- Born: 6 September 1903 Wallasey, Cheshire, England
- Died: 15 November 1972 (aged 69) Mere, Wiltshire, England
- Allegiance: United Kingdom
- Branch: Territorial Army
- Service years: 1921–1951
- Rank: Brigadier
- Service number: 22420
- Commands: Royal Artillery, 17th Indian Infantry Division (1944–1945) Royal Artillery, 47th (London) Infantry Division (1944) Royal Artillery, 4th Indian Infantry Division (1942–1944) 68th (4th West Lancashire) Medium Regiment (1939–1942)
- Conflicts: Second World War East African Campaign; North African campaign; Italian Campaign; Burma campaign;
- Awards: Commander of the Order of the British Empire Distinguished Service Order Territorial Decoration Colonial Police Medal Mentioned in Despatches (3)
- Relations: Major General William Dimoline (brother)

= Harry Dimoline =

Brigadier Harry Kenneth Dimoline, (6 September 1903 – 15 November 1972) was an officer in the Royal Artillery during the Second World War and a police officer in Malaya during the Malayan Emergency.

==Second World War==
A part-time officer in the 59th (4th West Lancashire) Medium Brigade, Royal Artillery of the Territorial Army (TA) during the 1920s and 1930s, Dimoline had risen to be second-in-command of the regiment by 1939. He was then charged with raising and commanding a duplicate regiment as the TA rapidly expanded just before the outbreak of the Second World War.
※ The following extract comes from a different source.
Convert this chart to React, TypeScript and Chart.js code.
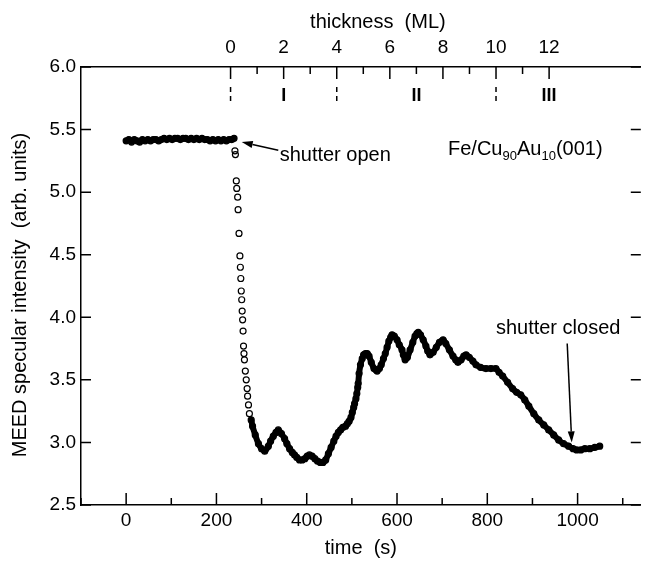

He commanded the 68th (4th West Lancashire) Medium Regiment at the Battle of Keren in East Africa and then in the Western Desert. In March 1942 he was promoted to
Commander, Royal Artillery (CRA) in 4th Indian Infantry Division, serving with it in North Africa, Tunisia and Italy; he was also acting commander of the 4th Indian Division during the Second Battle of Monte Cassino. He then served as CRA with 47th (London) Infantry Division in the United Kingdom before taking up the same role with 17th Indian Infantry Division in Burma.

==Post-war==
Dimoline served as Honorary superintendent Auxiliary Police, Federation of Malaya, during the Malayan Emergency.

==Career summary==
- Commissioned into 59th (4th West Lancashire) Medium Brigade, Royal Garrison Artillery, Territorial Army as second lieutenant (19 October 1921)
- Promoted lieutenant (19 October 1923)
- Promoted captain (1 July 1926), initially a provisional rank, later confirmed
- Promoted major (29 May 1931)
- Promoted lieutenant colonel commanding 68th (4th West Lancashire) Medium Regiment, RA (5 May 1939)
- Commander Royal Artillery 4th Indian Division, North Africa – Italy (1942–1944)
- Acting major general (6 February 1944 – 9 March 1944)
- Acting General Officer Commanding 4th Indian Division, Italy (1944)
- Commander Royal Artillery 47th (London) Infantry Division (1944)
- Commander Royal Artillery 17th Indian Infantry Division, Burma (1944–1945)
- Substantive colonel (11 April 1945)
- Supernumerary colonel and honorary brigadier (20 December 1945)
- Transfer to Territorial Army Reserve of Officers (13 February 1951)
- Retired (6 September 1961)

==Personal==
Dimoline was educated at Sedbergh School and his elder brother was Major General William Dimoline.